• _YOUR OBJECTIVE_
Starting with the first line below, extract each line through the one that contains "(1298,12) -- (1298,480);", inclusive, excluding pictures.

********************

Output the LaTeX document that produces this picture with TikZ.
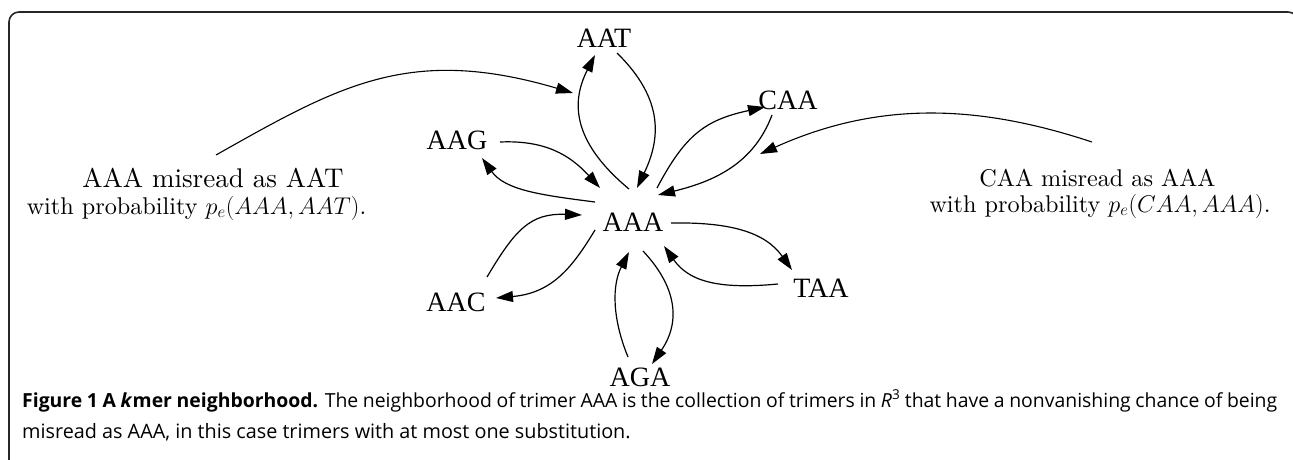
\RequirePackage{fix-cm}
\documentclass[tikz,border=0pt]{standalone}
\usepackage{fontspec}
\usetikzlibrary{arrows.meta}
\newfontfamily\graphfont{Liberation Serif}
\newfontfamily\capfont{Open Sans}
\newfontfamily\noterm{lmroman10-regular.otf}
\tikzset{
  term/.style={font=\graphfont\fontsize{28}{30}\selectfont, inner sep=0pt},
  link/.style={line width=1.2pt, -{Triangle[length=17pt,width=11pt]}},
  pointer/.style={line width=1.1pt, -{Triangle[length=17pt,width=11pt]}},
  note/.style={font=\noterm\fontsize{24.2}{28}\selectfont, anchor=base, inner sep=0pt},
  notebig/.style={note, font=\noterm\fontsize{27}{30}\selectfont},
  captext/.style={font=\capfont\fontsize{19.8}{22}\selectfont, anchor=base west, inner sep=0pt},
  frame/.style={line width=1.6pt, black!85, rounded corners=10pt},
}
\begin{document}
\begin{tikzpicture}[x=1pt, y=-1pt]
\useasboundingbox (0,0) rectangle (1293,460);
\clip (0,0) rectangle (1293,460);

% outer frame (open at the bottom and right)
\draw[frame] (9,480) -- (9,12) -- (1298,12) -- (1298,480);

% the trimers
\node[term] (AAA) at (633,222) {AAA};
\node[term] (AAT) at (604,38)  {AAT};
\node[term] (CAA) at (788,100) {CAA};
\node[term] (AAG) at (457,140) {AAG};
\node[term] (TAA) at (821,288) {TAA};
\node[term] (AAC) at (456,302) {AAC};
\node[term] (AGA) at (640,377) {AGA};

% misreading edges between AAA and its neighbours
\draw[link] ([shift={(-4,-33)}]AAA.center) .. controls (570,140) and (572,100) .. ([shift={(-9,17)}]AAT.center);
\draw[link] ([shift={(13,15)}]AAT.center) .. controls (665,100) and (660,140) .. ([shift={(4,-34)}]AAA.center);
\draw[link] ([shift={(43,2)}]AAG.center) .. controls (545,140) and (570,155) .. ([shift={(-33,-34)}]AAA.center);
\draw[link] ([shift={(-38,-20)}]AAA.center) .. controls (540,195) and (505,190) .. ([shift={(25,18)}]AAG.center);
\draw[link] ([shift={(24,-34)}]AAA.center) .. controls (685,135) and (705,120) .. ([shift={(-23,7)}]CAA.center);
\draw[link] ([shift={(-16,15)}]CAA.center) .. controls (755,160) and (720,180) .. ([shift={(25,-27)}]AAA.center);
\draw[link] ([shift={(31,-25)}]AAC.center) .. controls (515,230) and (530,213) .. ([shift={(-51,-7)}]AAA.center);
\draw[link] ([shift={(-38,8)}]AAA.center) .. controls (572,268) and (552,293) .. ([shift={(40,-4)}]AAC.center);
\draw[link] ([shift={(38,1)}]AAA.center) .. controls (730,222) and (765,232) .. ([shift={(-29,-18)}]TAA.center);
\draw[link] ([shift={(-43,-4)}]TAA.center) .. controls (715,290) and (688,280) .. ([shift={(31,24)}]AAA.center);
\draw[link] ([shift={(-12,-20)}]AGA.center) .. controls (612,318) and (612,285) .. ([shift={(-4,30)}]AAA.center);
\draw[link] ([shift={(10,29)}]AAA.center) .. controls (675,285) and (682,320) .. ([shift={(12,-13)}]AGA.center);

% annotations
\node[notebig] (noteL) at (213,187) {AAA misread as AAT};
\node[note] (noteLb) at (196.5,214) {with probability $p_e(AAA,AAT)$.};
\node[note] (noteR) at (1097.5,186) {CAA misread as AAA};
\node[note] (noteRb) at (1100,212) {with probability $p_e(CAA,AAA)$.};

\draw[pointer] ([shift={(3,-32)}]noteL.base) .. controls (340,85) and (410,45) .. ([shift={(-31,55)}]AAT.center);
\draw[pointer] ([shift={(-5.5,-44)}]noteR.base) .. controls (980,105) and (880,100) .. ([shift={(-28,54)}]CAA.center);

% caption
\node[captext, font=\capfont\fontsize{19.4}{22}\selectfont] (cap1) at (22,407) {\makebox[1255pt][s]{\textbf{Figure 1 A \textit{k}mer neighborhood.} The neighborhood of trimer AAA is the collection of trimers in \textit{R}\textsuperscript{3} that have a nonvanishing chance of being}};
\node[captext] (cap2) at (22,438) {misread as AAA, in this case trimers with at most one substitution.};
\end{tikzpicture}
\end{document}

********************

• _WRITTEN SOLUTION_
Output the LaTeX document that produces this picture with TikZ.
\RequirePackage{fix-cm}
\documentclass[tikz,border=0pt]{standalone}
\usepackage{fontspec}
\usetikzlibrary{arrows.meta}
\newfontfamily\graphfont{Liberation Serif}
\newfontfamily\capfont{Open Sans}
\newfontfamily\noterm{lmroman10-regular.otf}
\tikzset{
  term/.style={font=\graphfont\fontsize{28}{30}\selectfont, inner sep=0pt},
  link/.style={line width=1.2pt, -{Triangle[length=17pt,width=11pt]}},
  pointer/.style={line width=1.1pt, -{Triangle[length=17pt,width=11pt]}},
  note/.style={font=\noterm\fontsize{24.2}{28}\selectfont, anchor=base, inner sep=0pt},
  notebig/.style={note, font=\noterm\fontsize{27}{30}\selectfont},
  captext/.style={font=\capfont\fontsize{19.8}{22}\selectfont, anchor=base west, inner sep=0pt},
  frame/.style={line width=1.6pt, black!85, rounded corners=10pt},
}
\begin{document}
\begin{tikzpicture}[x=1pt, y=-1pt]
\useasboundingbox (0,0) rectangle (1293,460);
\clip (0,0) rectangle (1293,460);

% outer frame (open at the bottom and right)
\draw[frame] (9,480) -- (9,12) -- (1298,12) -- (1298,480);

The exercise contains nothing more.